On October 29, 2019, The NCAA and Congress made a major breakthrough on the topic of name, image, and likeness benefits for NCAA student athletes.

Remember Ed O’Bannon? Former UCLA basketball player that fought tooth and nail against the NCAA for benefiting from his nil via avenues like apparel and video game sales and eventually won. Resulting in strict rules around name image and likeness and a total shutdown of all NCAA video game releases. Side note, vaguely remember playing with that UCLA squad in Final Four for PS1 with Paul Pierce on the cover in scrimmage mode from the Maui Invitational gym. We need NCAA video games back asap.
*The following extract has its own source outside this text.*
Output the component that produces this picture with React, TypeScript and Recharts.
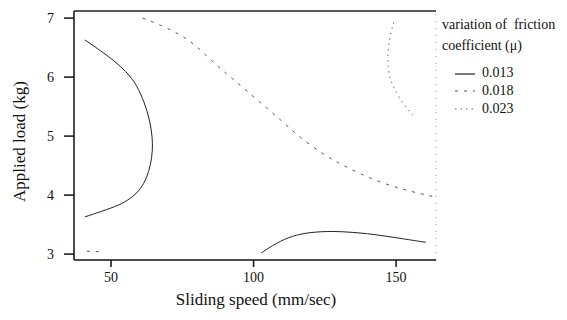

Anyway, the announcement marked a major milestone in allowing students athletes to capitalize on their own personal brands, in the same ways athletic departments and the NCAA do every year.

The exact details of this rollout are still hazy at this point, but universities like Nebraska are taking steps towards positioning their athletes for success when this new compensation policy is officially passed.

Enter Opendorse.

Founded by former Nebraska Football linebackers Blake Lawerence and Adi Kunalic, Opendorse is a social media agency educating and providing athletes with an avenue to profit from their personal bands and grow their online presence. The first athlete/client their agency started with was Prince Amukamara, former Nebraska and NFL cornerback that spent time with the Giants, Jaguars, and Bears from 2011-2019. With Prince, they dove into how they could monetize the influence and impact athletes like him have through social and digital medias. They leveraged his presence to gain partnerships with advertisers, sponsors, and brands that would be interested in paying Prince to promote their company’s products and services and tap into his social audience. Shortly after their partnership with Prince, they peeked the interest of the NFL PA and things exploded from there. Now they partner with the player’s associations of all the major sports such as the MLB, NBA, NHL, and more. Steelers wide receiver JuJu Smith-Schuster for example:

 

 

They soon began working with college athletes as early as 2015, leveraging their brand, not into actual dollars just yet as we still wait for this nil bill to officially come to fruition, but positing personal branded content  to position these athletes for success after college. Opendorse has been working with current Husker athletes, building their personal influence through social media and planting seeds for growth when Congress and the NCAA does their official rollout. Already, they’ve begin to create highlight videos, logos, nicknames and more for current players:

 

 

An athlete’s personal brand can infuse an outside product or brand with an individual that has a wide audience and tap into their followers and fans by posting a piece of content. Opendorse’s numbers show that an Instagram, Facebook, or Twitter post gets “10-20 times more engagement than if a team or a league or a media outlet posted” that same piece of content. Opendorse goes onto explain the reason for this is ” that these social networks are made for people following actual people rather than organizations. They they can use these platforms to turn influence into a value. Whereas in the past, it as wait until you’re a professional and then take this audience that has been following you for years and turn that into partnerships and sponsorships of real value” down the road.

I think Nebraska being a front runner for this new digital landscape of influence and attention is huge. Kids will be even more interested in a University or athletic program that has a plan for field success already in place to position them for value while they play and eventually continued into their professional careers as they transition from college to the NFL or the workforce. Companies like Opendorse are getting ahead of this and showing individuals and organizations the power of a calculated digital presence and how impactful it can be for other businesses and companies that partner with these athletes.